Il cantiere-scuola, svoltosi fra giugno e ottobre 2007, è stato impostato secondo il principio dell'alternanza fra attività pratiche - coordinate da restauratori professionisti incaricati dall'IBC e articolate nelle varie operazioni di lavaggio, selezione, ricomposizione dei frammenti, integrazione, documentazione grafica e fotografica dei reperti, inventariazione e archiviazione dei dati, elaborazioni statistiche e archeometriche - e momenti formativi sulle tecniche di restauro, sulla classificazione tipologica dei materiali, sui temi dell'esposizione, dello studio, dell'edizione e della musealizzazione dei reperti. Sotto l'attenta regia della responsabile Maria Luisa Stoppioni, negli spazi e nel laboratorio messi a disposizione dal Museo della Regina, è stata percorsa l'intera catena delle operazioni che abitualmente precedono il restauro vero e proprio. Guidati dall'esperto magistero della restauratrice Florence Caillaud, coadiuvata dalle sue collaboratrici Ana Cecilia Hillar e Antonietta Epifani, gli allievi hanno preso confidenza con le iniziali procedure di pulizia, per passare poi alla selezione dei materiali, forse la più "formativa" delle attività, per l'affinamento che richiede nella valutazione approfondita delle caratteristiche dell'argilla (colore, consistenza, tipologia degli inclusi, aspetto delle superfici, porosità, presenza di sedimenti, grado di cottura), nella lettura delle diverse forme vascolari e nel corretto riconoscimento delle loro componenti morfologiche. E la catena si concludeva con la ricomposizione dei frammenti.
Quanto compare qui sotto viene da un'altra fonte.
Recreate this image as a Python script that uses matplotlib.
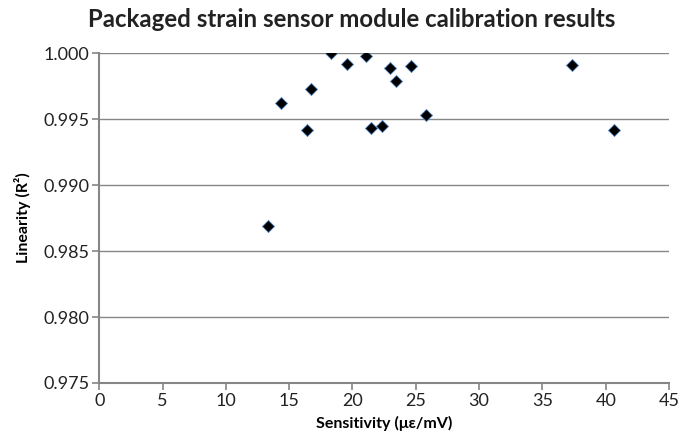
import matplotlib
matplotlib.use('Agg')
import matplotlib.pyplot as plt
from matplotlib.ticker import FormatStrFormatter

# Calibration results
sensitivity = [13.33, 14.33, 16.38, 16.75, 18.30, 19.59, 21.07, 21.46,
               22.33, 22.99, 23.44, 24.64, 25.81, 37.36, 40.68]
linearity = [0.9869, 0.9962, 0.9942, 0.9973, 1.0000, 0.9992, 0.9998, 0.9943,
             0.9945, 0.9989, 0.9979, 0.9990, 0.9953, 0.9991, 0.9942]

x_ticks = [0, 5, 10, 15, 20, 25, 30, 35, 40, 45]
y_ticks = [0.975, 0.980, 0.985, 0.990, 0.995, 1.000]

plt.rcParams['font.family'] = ['Lato', 'DejaVu Sans']
grey = '#868686'

fig = plt.figure(figsize=(6.94, 4.42), dpi=100)
ax = fig.add_axes([0.143, 0.1335, 0.821, 0.7465])

ax.plot(sensitivity, linearity, linestyle='none', marker='D', markersize=6,
        markerfacecolor='black', markeredgecolor='#4a7ebb', markeredgewidth=0.6,
        zorder=3)

ax.set_xlim(0, 45)
ax.set_ylim(0.975, 1.000)
ax.set_xticks(x_ticks)
ax.set_yticks(y_ticks)
ax.yaxis.set_major_formatter(FormatStrFormatter('%.3f'))

ax.grid(axis='y', color=grey, linewidth=1)
ax.set_axisbelow(True)
for side in ['top', 'right']:
    ax.spines[side].set_visible(False)
for side in ['left', 'bottom']:
    ax.spines[side].set_color(grey)
    ax.spines[side].set_linewidth(1.5)
ax.tick_params(axis='both', colors=grey, labelcolor='#222222', labelsize=13,
               length=5, width=1.2, direction='out', pad=2)

ax.set_xlabel('Sensitivity (\u03bc\u03b5/mV)', fontsize=11.5, fontweight='bold', labelpad=5)
ax.set_ylabel('Linearity (R\u00b2)', fontsize=11.5, fontweight='bold', labelpad=9)
fig.text(0.507, 0.957, 'Packaged strain sensor module calibration results',
         fontsize=17.3, fontweight='bold', ha='center', va='center', color='#222222')

fig.savefig('out.png', dpi=100)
In 12 settimane di intensa applicazione i partecipanti si sono avvicendati con determinazione ed entusiasmo, conseguendo risultati insperati e quanto mai incoraggianti per progredire nella valutazione storica di questo notevole contesto risalente agli esordi della romanizzazione. Ma altri passi ancora dovranno essere fatti: dal restauro vero e proprio di alcuni materiali - individuati come i più promettenti per il loro interesse archeologico e per la ricostruibilità delle forme, che occorrerà inserire nella programmazione dei prossimi piani museali - alla divulgazione delle conoscenze raggiunte. A coronamento del lavoro compiuto, l'auspicio è che si giunga in tempi brevi alla realizzazione di un'iniziativa espositiva per fare il punto sulle più antiche origini di Cattolica e sulla rete di relazioni che la cittadina seppe intrecciare in epoca romana con il territorio circostante e con distretti ancor più lontani.